[Records with drawing code]
——

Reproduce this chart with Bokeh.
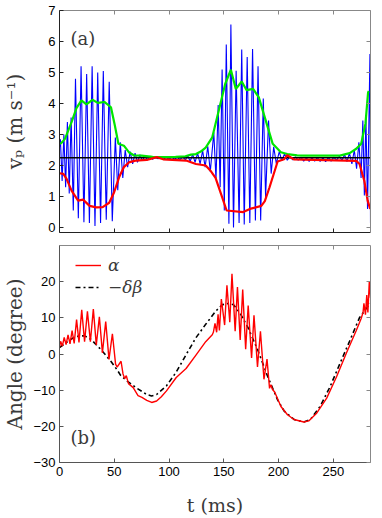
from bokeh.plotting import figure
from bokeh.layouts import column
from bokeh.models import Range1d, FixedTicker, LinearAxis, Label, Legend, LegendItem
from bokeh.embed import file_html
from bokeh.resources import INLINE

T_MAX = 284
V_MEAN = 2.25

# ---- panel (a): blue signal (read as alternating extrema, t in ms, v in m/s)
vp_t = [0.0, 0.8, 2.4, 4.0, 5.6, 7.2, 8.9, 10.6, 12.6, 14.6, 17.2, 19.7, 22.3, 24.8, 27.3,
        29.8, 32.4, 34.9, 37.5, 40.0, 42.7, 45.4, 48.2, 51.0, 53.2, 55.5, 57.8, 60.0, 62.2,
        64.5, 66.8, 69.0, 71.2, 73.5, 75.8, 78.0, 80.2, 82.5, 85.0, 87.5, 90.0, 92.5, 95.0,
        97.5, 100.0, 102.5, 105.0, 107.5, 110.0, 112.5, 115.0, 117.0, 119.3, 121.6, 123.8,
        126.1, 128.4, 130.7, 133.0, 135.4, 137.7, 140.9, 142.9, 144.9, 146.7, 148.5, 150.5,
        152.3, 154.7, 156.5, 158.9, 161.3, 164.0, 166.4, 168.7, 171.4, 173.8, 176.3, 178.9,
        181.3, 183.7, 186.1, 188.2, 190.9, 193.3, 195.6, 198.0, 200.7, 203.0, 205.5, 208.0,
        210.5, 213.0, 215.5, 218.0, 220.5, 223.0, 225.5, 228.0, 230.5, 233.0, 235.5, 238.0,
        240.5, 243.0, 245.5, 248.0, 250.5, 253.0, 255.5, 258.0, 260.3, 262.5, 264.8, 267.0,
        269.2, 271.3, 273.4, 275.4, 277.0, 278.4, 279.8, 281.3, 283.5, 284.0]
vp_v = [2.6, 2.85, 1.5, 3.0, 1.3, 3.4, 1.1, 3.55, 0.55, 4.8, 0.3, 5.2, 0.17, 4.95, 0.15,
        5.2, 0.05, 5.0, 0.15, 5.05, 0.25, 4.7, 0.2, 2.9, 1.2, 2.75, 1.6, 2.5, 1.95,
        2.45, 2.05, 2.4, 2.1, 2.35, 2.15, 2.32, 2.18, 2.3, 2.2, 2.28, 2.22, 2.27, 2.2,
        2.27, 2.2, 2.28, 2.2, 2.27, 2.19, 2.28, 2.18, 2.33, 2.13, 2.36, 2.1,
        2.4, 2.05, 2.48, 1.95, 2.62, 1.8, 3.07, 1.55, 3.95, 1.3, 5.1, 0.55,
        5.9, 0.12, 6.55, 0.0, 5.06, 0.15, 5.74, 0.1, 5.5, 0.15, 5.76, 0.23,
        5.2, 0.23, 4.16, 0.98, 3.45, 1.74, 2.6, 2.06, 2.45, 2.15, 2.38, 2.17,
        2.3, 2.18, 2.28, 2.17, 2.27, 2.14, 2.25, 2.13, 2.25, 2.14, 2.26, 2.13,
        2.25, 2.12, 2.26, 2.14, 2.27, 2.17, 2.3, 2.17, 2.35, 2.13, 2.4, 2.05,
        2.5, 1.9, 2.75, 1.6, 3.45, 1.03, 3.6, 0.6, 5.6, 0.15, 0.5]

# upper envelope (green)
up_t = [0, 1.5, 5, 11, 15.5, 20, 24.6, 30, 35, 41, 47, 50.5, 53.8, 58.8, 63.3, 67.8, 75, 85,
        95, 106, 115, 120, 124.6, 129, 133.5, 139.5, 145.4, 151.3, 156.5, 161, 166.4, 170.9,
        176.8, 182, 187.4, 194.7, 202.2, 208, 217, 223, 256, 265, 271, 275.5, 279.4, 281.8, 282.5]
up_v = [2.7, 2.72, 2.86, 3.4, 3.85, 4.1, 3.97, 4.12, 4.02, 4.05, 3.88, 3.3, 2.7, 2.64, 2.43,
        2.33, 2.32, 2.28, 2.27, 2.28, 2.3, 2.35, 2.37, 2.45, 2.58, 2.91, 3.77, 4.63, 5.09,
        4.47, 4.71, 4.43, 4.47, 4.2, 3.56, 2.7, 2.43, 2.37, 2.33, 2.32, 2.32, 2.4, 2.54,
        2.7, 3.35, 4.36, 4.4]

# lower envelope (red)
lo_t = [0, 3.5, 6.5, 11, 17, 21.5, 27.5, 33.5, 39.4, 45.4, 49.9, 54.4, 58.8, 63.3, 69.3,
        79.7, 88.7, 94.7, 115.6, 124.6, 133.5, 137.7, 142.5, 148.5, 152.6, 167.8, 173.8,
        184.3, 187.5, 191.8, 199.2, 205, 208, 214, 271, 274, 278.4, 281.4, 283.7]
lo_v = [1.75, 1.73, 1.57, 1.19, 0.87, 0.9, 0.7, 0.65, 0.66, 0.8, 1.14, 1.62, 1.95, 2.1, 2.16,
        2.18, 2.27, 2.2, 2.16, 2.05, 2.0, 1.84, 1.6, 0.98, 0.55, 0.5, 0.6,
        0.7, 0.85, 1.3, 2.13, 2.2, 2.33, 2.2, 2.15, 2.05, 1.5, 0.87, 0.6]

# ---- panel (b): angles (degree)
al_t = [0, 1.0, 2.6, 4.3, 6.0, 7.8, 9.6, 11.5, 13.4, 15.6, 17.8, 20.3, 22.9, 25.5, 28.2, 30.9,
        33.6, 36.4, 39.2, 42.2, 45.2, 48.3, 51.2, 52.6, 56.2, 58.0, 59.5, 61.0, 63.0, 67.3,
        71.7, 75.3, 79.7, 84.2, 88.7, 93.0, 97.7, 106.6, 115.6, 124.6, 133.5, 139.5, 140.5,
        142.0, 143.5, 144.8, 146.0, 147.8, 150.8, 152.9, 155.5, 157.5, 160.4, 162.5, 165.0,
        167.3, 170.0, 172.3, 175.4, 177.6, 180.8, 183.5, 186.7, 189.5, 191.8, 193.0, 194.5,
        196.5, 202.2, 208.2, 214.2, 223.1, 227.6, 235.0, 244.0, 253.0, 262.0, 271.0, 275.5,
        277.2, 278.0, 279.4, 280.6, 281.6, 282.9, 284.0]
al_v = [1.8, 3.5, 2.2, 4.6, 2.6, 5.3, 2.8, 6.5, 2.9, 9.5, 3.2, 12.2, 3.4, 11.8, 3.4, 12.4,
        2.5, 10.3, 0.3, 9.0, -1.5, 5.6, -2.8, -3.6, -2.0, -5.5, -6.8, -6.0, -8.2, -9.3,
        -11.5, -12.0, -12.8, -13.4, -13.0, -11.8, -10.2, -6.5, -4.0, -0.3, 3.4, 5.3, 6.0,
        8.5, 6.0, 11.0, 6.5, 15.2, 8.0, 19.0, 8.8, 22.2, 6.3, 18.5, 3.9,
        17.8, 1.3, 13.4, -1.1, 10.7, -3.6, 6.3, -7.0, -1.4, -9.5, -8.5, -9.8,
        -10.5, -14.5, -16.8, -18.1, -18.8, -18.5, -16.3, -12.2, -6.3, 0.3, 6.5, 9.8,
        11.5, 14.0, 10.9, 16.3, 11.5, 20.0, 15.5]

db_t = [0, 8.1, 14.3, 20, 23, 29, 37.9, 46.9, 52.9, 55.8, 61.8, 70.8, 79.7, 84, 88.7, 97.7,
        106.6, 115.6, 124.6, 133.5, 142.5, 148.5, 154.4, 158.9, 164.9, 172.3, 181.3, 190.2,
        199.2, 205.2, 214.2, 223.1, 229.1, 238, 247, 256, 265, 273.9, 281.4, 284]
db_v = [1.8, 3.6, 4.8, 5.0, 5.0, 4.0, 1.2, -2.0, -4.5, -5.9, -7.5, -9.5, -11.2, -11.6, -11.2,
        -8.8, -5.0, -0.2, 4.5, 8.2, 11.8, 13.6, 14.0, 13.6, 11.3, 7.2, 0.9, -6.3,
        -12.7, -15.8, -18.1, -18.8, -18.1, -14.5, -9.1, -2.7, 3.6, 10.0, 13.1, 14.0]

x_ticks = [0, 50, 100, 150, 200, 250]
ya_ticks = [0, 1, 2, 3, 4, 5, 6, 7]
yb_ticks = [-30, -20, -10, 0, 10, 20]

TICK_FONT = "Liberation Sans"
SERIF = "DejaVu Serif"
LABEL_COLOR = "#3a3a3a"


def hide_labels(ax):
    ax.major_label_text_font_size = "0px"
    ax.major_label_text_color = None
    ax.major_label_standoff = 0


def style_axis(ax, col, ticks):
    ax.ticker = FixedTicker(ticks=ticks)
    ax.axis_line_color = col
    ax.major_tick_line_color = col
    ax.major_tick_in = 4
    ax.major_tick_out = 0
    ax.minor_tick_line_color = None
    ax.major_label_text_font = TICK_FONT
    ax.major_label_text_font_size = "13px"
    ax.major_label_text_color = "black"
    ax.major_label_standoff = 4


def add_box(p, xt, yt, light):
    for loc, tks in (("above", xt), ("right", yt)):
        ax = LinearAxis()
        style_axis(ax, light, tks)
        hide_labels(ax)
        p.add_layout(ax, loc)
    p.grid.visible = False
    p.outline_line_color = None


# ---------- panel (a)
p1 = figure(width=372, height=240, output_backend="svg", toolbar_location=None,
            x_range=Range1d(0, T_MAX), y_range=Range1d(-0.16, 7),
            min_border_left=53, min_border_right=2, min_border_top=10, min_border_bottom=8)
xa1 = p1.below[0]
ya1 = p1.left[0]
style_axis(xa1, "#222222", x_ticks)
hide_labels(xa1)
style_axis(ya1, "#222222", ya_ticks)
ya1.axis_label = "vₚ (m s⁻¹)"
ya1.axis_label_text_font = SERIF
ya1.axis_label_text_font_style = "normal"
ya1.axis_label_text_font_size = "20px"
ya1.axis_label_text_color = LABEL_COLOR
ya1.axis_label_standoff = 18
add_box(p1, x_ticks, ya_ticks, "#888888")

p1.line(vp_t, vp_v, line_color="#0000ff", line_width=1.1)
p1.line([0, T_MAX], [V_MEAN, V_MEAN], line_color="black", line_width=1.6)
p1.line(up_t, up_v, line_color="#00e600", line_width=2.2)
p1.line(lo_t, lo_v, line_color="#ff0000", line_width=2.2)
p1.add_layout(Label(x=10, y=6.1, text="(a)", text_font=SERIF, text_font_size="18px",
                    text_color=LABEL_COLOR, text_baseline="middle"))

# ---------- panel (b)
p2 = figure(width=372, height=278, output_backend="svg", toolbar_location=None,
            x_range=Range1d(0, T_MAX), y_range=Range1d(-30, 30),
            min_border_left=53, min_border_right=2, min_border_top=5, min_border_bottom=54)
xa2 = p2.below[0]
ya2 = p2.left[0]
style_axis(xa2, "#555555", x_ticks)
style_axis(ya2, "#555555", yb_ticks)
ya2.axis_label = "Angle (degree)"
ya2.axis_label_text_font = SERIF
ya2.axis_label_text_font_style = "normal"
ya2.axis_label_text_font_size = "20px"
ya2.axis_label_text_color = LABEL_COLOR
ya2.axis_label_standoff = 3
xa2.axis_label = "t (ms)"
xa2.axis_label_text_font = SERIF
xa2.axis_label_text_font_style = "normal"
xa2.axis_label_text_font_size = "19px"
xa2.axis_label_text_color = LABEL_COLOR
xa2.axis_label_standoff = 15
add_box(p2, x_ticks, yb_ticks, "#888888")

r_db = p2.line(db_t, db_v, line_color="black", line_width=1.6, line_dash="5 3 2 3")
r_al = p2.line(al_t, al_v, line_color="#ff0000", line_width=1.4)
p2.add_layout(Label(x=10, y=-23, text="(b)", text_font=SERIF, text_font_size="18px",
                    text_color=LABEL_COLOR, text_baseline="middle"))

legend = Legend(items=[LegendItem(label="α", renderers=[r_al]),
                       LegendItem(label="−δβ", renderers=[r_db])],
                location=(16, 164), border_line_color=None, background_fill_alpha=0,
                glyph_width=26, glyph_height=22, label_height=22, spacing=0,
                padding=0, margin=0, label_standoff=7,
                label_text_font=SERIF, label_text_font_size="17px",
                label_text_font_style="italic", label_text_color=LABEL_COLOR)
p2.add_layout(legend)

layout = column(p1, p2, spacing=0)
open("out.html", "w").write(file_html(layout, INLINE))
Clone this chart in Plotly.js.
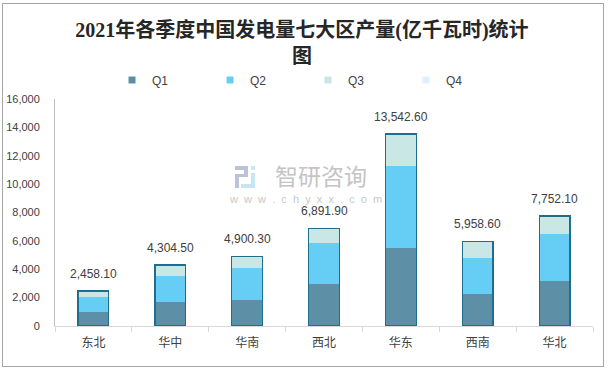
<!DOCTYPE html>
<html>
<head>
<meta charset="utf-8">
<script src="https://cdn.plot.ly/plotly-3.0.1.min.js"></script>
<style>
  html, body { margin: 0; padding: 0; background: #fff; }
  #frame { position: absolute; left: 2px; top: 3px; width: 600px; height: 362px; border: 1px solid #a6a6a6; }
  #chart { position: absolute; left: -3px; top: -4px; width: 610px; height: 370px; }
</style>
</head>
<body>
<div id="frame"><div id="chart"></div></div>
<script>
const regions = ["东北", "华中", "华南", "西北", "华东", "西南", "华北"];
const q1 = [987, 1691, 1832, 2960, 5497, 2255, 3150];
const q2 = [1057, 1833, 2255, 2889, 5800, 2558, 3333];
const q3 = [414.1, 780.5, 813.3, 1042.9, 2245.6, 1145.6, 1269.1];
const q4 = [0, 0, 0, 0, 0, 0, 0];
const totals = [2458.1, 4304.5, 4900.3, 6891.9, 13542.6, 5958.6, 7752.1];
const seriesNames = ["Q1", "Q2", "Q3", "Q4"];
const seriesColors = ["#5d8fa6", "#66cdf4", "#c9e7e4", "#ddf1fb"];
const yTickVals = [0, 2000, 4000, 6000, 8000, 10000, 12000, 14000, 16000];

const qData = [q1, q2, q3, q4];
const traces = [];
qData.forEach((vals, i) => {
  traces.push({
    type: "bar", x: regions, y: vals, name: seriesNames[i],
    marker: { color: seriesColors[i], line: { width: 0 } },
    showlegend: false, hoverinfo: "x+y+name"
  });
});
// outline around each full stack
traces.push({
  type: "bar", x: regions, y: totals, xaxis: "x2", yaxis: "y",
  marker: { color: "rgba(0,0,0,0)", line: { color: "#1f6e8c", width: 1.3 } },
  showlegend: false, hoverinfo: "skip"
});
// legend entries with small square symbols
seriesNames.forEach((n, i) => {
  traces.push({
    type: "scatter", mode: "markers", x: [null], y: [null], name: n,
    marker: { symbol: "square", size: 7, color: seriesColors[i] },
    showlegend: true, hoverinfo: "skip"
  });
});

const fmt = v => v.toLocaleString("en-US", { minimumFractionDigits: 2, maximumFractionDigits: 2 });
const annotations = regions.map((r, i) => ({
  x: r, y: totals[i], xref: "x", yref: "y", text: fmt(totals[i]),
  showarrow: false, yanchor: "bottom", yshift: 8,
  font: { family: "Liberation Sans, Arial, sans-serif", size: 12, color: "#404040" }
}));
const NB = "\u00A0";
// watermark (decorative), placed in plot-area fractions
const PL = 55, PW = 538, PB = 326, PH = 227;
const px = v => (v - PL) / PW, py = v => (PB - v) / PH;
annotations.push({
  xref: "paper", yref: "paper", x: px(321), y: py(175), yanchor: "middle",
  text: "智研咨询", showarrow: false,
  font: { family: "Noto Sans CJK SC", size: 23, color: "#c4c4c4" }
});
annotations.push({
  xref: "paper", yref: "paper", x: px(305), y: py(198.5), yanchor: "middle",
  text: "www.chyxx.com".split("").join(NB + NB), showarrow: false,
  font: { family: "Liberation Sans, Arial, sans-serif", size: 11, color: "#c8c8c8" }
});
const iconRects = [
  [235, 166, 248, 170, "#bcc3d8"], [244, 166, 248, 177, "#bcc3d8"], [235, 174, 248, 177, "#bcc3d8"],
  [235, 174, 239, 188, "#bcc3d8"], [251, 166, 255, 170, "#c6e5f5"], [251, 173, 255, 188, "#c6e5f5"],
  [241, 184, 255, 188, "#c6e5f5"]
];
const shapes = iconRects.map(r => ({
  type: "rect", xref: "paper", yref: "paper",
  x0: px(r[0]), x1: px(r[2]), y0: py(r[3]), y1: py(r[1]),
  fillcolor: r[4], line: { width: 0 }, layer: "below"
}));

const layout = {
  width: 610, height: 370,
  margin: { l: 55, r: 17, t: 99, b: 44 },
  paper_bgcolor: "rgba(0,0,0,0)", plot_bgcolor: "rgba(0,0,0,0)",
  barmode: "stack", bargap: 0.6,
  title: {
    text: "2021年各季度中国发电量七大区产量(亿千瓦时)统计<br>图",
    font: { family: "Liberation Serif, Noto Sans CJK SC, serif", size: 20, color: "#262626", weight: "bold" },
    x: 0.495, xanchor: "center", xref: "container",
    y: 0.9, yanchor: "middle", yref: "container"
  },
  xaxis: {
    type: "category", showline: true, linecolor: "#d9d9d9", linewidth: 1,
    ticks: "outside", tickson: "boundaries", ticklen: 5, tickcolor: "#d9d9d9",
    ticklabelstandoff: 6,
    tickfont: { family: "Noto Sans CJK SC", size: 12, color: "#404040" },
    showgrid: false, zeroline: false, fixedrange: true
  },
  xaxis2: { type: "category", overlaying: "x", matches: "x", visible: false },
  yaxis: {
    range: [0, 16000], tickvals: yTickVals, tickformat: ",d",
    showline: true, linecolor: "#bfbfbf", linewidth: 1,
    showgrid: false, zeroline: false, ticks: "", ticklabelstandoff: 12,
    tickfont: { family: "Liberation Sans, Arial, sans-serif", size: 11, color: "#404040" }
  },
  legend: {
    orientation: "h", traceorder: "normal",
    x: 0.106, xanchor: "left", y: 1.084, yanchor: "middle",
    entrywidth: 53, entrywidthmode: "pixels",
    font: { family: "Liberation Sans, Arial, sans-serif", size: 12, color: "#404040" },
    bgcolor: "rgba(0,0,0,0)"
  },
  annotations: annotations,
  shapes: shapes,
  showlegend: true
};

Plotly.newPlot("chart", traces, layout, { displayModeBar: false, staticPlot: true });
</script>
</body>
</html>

——

EXERCISE: Copy nothing but the lines from the top of the data down to the line containing "V_MEAN = 2.25", and leave the pictures out.

EXPECTED OUTPUT:
Reproduce this chart with Bokeh.
from bokeh.plotting import figure
from bokeh.layouts import column
from bokeh.models import Range1d, FixedTicker, LinearAxis, Label, Legend, LegendItem
from bokeh.embed import file_html
from bokeh.resources import INLINE

T_MAX = 284
V_MEAN = 2.25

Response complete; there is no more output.